(Objective) Leave the pictures out and write out exactly the lines from the top of the entries through the line containing "import matplotlib.pyplot as plt".

(Records for the task)
-- -- --
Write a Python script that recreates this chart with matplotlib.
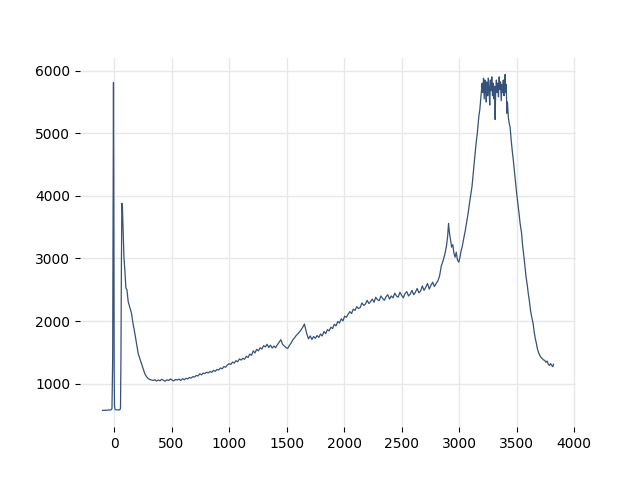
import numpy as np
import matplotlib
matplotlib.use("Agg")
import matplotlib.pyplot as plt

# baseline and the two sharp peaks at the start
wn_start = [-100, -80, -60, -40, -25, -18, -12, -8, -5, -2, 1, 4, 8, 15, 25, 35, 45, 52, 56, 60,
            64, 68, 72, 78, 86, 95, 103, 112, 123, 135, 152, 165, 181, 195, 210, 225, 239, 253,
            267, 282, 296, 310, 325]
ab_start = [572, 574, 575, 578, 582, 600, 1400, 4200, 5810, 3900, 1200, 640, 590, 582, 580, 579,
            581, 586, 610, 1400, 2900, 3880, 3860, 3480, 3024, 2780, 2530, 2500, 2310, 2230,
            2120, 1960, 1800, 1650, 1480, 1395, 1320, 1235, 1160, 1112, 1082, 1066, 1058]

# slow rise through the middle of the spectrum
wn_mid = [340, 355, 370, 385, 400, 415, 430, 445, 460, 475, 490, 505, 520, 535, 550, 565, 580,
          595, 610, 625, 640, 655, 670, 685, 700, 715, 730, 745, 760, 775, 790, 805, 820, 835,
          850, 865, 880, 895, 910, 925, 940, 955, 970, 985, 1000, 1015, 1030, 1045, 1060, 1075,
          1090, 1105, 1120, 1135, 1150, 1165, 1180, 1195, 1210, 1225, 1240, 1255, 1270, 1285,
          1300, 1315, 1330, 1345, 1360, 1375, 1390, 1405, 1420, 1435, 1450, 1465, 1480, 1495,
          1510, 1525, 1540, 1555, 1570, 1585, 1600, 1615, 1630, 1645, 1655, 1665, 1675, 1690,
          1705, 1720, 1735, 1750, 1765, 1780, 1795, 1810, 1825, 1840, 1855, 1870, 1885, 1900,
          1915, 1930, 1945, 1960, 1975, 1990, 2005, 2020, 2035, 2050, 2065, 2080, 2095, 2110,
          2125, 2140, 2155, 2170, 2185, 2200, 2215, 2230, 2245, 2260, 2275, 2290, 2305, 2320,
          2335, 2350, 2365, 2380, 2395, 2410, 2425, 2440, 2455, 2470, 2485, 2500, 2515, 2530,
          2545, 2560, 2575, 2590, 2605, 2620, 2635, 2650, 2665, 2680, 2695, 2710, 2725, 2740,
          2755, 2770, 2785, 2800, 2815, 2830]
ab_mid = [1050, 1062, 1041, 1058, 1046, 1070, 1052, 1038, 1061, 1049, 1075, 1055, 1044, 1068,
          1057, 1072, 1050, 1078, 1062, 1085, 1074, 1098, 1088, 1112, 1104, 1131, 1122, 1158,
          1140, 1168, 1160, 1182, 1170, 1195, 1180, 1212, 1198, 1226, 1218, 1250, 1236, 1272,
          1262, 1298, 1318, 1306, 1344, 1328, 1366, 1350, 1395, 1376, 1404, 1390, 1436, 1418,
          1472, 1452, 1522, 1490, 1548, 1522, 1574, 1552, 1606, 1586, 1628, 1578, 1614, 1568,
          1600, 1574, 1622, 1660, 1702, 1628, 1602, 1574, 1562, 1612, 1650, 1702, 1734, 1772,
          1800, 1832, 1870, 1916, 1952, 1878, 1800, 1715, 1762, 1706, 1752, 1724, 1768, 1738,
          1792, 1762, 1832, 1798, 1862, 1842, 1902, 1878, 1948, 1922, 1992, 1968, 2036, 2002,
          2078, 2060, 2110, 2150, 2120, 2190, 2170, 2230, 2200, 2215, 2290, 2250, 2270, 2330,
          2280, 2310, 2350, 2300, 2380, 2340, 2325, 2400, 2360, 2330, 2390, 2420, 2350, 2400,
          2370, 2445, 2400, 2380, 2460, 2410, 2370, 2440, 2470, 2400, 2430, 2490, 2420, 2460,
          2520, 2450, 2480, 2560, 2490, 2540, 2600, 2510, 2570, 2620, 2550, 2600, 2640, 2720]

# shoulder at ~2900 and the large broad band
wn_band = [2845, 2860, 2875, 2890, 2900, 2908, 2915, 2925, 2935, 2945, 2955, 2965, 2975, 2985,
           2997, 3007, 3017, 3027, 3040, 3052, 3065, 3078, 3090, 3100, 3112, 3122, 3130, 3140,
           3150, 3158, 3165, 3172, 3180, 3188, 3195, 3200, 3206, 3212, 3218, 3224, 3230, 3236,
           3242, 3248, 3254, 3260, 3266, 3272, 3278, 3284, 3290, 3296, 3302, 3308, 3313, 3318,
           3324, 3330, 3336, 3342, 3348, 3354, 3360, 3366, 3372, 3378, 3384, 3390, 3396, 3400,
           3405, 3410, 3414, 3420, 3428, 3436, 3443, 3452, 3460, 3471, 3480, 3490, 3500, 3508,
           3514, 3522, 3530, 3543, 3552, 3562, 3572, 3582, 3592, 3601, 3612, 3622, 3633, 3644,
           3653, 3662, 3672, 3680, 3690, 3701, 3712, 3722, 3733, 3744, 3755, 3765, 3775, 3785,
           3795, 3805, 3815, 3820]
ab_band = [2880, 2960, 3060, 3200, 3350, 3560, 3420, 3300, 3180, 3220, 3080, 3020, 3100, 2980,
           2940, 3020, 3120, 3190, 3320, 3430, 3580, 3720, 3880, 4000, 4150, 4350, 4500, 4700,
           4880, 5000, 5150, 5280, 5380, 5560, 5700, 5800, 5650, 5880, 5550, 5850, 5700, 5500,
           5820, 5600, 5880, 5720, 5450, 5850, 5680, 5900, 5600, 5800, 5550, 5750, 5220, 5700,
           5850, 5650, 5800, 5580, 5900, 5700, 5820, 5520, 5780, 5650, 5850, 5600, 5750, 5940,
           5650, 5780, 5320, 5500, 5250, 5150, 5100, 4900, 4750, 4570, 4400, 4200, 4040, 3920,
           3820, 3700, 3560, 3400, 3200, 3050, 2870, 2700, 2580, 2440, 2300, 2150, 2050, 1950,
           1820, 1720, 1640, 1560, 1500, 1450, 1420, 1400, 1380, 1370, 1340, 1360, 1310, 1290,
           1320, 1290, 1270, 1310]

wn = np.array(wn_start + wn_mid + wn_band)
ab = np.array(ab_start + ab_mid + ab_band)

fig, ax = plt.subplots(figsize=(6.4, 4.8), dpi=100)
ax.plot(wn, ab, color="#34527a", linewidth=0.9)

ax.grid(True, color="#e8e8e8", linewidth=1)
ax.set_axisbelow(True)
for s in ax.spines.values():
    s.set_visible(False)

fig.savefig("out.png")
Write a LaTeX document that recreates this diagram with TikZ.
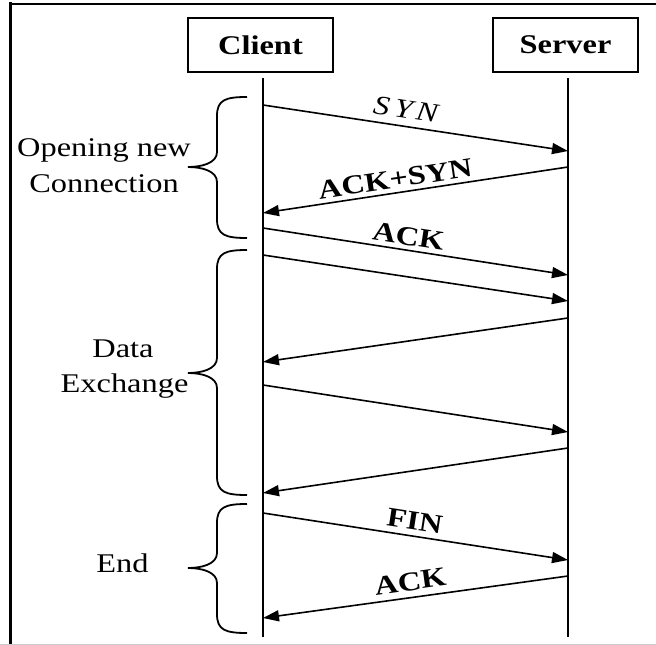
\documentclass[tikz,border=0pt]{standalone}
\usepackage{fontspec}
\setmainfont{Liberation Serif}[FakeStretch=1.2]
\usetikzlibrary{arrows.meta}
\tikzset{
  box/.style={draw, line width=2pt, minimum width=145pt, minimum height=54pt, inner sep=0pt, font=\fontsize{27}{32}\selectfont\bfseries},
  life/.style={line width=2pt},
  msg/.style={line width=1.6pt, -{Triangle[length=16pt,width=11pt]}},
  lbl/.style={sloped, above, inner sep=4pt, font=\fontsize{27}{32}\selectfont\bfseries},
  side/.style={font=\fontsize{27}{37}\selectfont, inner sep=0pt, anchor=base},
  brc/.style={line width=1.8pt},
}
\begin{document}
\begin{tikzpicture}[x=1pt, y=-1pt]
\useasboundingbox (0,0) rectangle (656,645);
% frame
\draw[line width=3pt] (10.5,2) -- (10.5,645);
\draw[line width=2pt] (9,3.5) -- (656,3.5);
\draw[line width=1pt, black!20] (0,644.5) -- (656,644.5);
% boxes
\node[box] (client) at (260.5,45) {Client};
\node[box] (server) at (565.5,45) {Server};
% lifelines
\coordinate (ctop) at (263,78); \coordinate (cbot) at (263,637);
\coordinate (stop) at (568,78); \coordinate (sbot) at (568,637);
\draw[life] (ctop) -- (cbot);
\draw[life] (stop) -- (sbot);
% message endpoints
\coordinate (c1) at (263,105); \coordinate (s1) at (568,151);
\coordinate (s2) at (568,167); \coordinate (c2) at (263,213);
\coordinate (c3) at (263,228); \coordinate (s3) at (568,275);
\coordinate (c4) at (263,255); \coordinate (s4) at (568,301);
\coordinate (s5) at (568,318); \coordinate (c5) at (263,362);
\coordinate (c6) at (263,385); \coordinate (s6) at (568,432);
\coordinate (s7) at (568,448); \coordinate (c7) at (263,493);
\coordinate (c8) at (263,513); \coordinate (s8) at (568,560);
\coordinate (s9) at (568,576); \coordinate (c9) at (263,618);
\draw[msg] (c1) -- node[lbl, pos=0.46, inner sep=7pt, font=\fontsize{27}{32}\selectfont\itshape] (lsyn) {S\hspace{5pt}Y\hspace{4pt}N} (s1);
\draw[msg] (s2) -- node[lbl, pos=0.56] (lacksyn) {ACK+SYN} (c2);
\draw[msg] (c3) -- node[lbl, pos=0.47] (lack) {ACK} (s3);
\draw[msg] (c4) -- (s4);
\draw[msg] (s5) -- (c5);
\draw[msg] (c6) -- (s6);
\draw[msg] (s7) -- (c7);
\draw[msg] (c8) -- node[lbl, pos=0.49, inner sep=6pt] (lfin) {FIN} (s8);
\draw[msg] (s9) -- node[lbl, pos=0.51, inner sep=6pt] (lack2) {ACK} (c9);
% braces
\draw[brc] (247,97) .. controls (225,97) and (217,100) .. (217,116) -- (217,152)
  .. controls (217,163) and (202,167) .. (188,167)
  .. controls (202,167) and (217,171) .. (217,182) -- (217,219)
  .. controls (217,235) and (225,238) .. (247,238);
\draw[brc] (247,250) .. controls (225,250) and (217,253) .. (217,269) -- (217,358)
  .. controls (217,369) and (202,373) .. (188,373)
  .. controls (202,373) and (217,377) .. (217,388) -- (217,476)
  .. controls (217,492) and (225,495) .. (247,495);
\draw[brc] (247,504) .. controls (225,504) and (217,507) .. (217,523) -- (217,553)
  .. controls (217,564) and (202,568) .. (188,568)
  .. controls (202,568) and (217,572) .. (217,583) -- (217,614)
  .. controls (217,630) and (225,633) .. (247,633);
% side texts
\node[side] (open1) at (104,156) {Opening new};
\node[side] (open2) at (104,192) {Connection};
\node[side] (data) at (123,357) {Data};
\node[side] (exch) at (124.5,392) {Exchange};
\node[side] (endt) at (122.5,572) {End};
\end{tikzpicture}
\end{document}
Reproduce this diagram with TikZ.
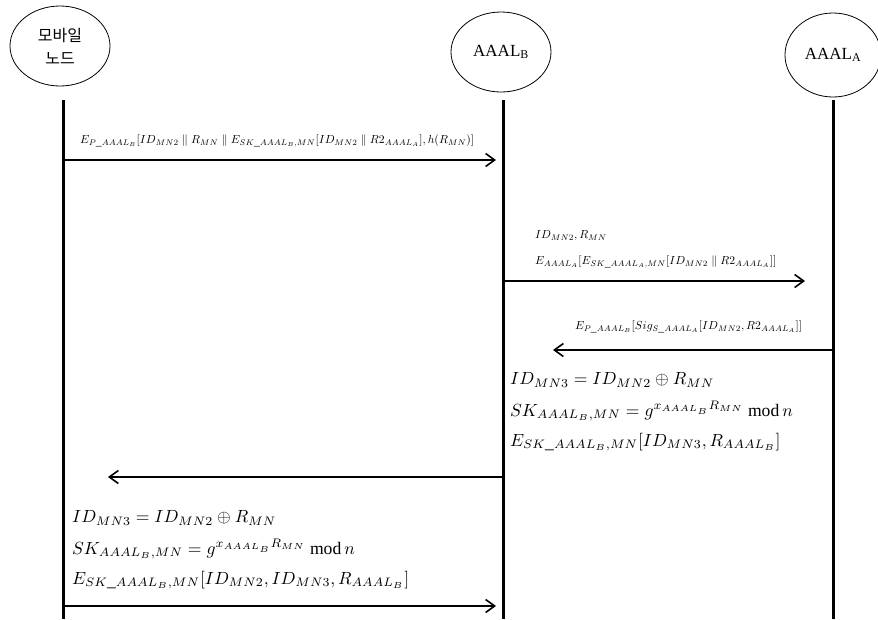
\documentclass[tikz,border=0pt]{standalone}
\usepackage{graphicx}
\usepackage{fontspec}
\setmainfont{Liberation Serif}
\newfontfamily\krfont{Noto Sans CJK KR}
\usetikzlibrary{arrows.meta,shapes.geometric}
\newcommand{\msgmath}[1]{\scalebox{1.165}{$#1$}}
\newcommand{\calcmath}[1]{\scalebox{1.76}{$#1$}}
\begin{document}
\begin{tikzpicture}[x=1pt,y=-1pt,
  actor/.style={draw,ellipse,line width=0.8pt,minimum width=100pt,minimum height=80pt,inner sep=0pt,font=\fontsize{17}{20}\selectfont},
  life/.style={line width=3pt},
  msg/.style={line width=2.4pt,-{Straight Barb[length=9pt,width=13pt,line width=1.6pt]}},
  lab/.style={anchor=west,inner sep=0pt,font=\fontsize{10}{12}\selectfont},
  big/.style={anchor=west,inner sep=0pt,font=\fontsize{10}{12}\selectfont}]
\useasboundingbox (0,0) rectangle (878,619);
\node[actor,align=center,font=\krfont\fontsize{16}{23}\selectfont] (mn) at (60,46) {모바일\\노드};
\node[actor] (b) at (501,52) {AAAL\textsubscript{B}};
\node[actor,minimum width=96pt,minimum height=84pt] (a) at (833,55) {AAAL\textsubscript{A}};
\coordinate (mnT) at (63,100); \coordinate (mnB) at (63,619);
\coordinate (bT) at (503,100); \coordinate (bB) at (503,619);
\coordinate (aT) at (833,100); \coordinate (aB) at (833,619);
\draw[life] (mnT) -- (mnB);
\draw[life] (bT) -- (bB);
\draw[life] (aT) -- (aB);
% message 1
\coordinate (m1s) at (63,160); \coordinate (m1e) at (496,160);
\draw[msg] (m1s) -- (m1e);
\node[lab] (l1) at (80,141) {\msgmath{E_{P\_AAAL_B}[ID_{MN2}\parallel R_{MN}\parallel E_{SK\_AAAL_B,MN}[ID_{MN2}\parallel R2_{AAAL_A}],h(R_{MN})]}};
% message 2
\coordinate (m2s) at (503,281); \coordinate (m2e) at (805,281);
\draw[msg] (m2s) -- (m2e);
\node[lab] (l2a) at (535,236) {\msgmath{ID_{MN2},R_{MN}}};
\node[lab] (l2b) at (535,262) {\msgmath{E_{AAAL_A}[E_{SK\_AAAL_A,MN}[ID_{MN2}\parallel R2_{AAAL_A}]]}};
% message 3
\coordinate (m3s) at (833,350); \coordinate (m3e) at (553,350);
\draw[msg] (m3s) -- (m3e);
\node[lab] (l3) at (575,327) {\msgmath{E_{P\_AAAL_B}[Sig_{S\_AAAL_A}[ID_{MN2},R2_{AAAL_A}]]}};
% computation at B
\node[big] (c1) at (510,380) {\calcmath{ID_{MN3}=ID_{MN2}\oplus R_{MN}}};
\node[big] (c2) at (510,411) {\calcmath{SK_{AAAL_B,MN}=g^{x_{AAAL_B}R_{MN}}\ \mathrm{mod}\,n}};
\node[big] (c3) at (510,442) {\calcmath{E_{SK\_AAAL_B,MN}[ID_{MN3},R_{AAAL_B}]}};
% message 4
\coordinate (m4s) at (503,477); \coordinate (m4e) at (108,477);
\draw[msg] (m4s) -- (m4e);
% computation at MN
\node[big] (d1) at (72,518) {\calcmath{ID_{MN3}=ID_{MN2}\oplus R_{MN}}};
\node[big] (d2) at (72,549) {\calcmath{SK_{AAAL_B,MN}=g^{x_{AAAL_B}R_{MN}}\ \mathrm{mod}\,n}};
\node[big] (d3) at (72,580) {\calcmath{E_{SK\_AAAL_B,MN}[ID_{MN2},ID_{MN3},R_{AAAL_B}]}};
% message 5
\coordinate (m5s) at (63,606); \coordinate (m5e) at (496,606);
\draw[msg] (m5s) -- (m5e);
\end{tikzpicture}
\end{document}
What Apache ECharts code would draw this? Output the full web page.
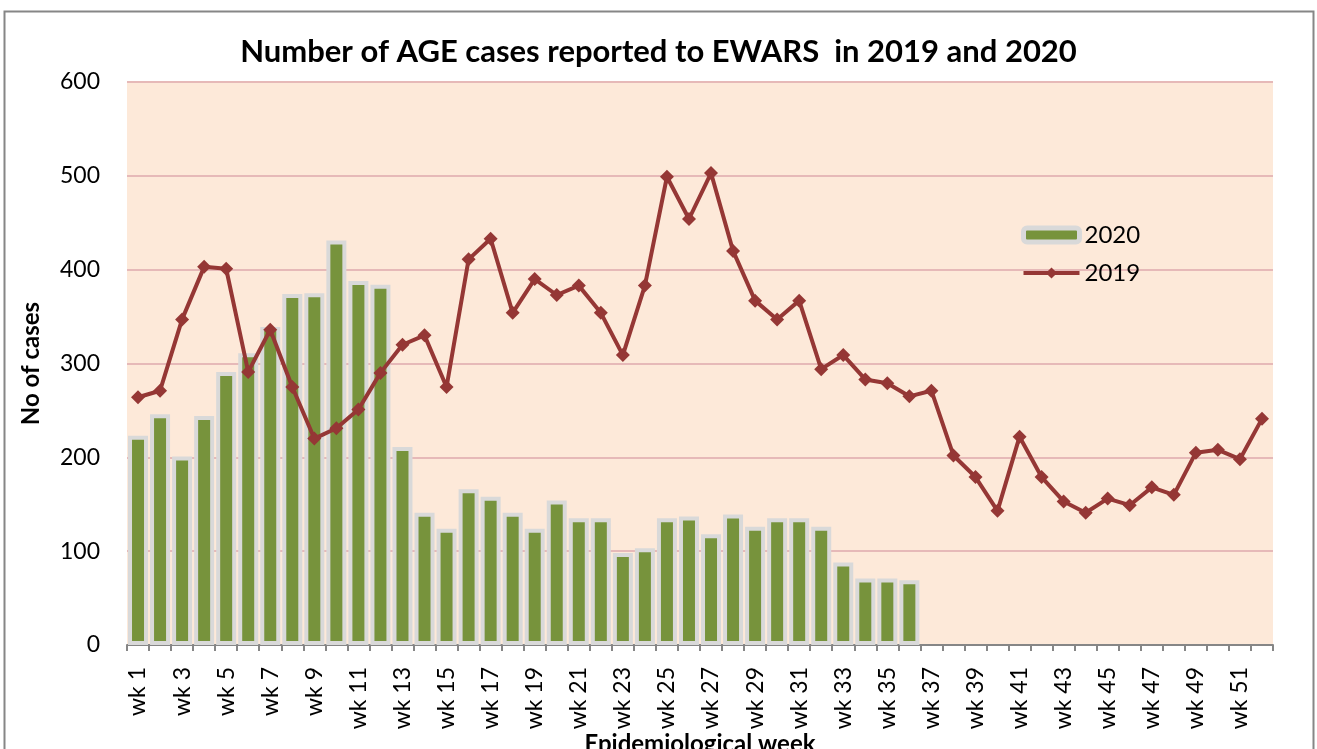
-- -- --
(The output)
Write a Python script that recreates this chart with matplotlib.
import numpy as np
import matplotlib
matplotlib.use("Agg")
import matplotlib.pyplot as plt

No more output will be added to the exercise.